Bobo Field
- Interactive map of Bobo Field
- Full name: John P. Bobo Field
- Location: 5795 Lewiston Rd Lewiston, NY, 14305
- Coordinates: 43°08′14″N 79°01′49″W﻿ / ﻿43.137290°N 79.030185°W
- Owner: Niagara University
- Operator: Niagara University
- Surface: Synthetic turf
- Scoreboard: Electronic
- Field size: Left Field: 327 feet (100 m); Center Field: 394 feet (120 m); Right Field: 315 feet (96 m);

Construction
- Renovated: 2017
- General contractors: Anastasi Trucking & Paving Co.

Tenant
- Niagara Purple Eagles baseball (NCAA DI MAAC) (19??–present);

= Bobo Field =

Baseball venue in Lewiston, New York, US

John P. Bobo Field is a baseball venue in Lewiston, New York, United States. It is home to the Niagara Purple Eagles baseball team of the NCAA Division I Metro Atlantic Athletic Conference (MAAC).
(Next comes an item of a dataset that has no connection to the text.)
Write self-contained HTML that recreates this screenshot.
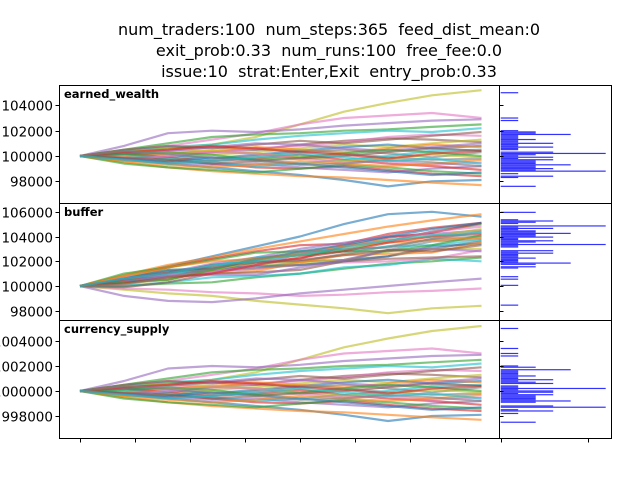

The field's namesake is John P. Bobo, a Niagara Falls native and 1965 alumni.

== History ==
In 2017, the field underwent renovations included a full synthetic turf field, expanded seating areas, a new scoreboard and dugouts, a press box and a new backstop with netting.

== Features ==
The field's features include a synthetic turf playing surface, a press box, an electronic scoreboard, dugouts, a brick backstop, restrooms, and concessions.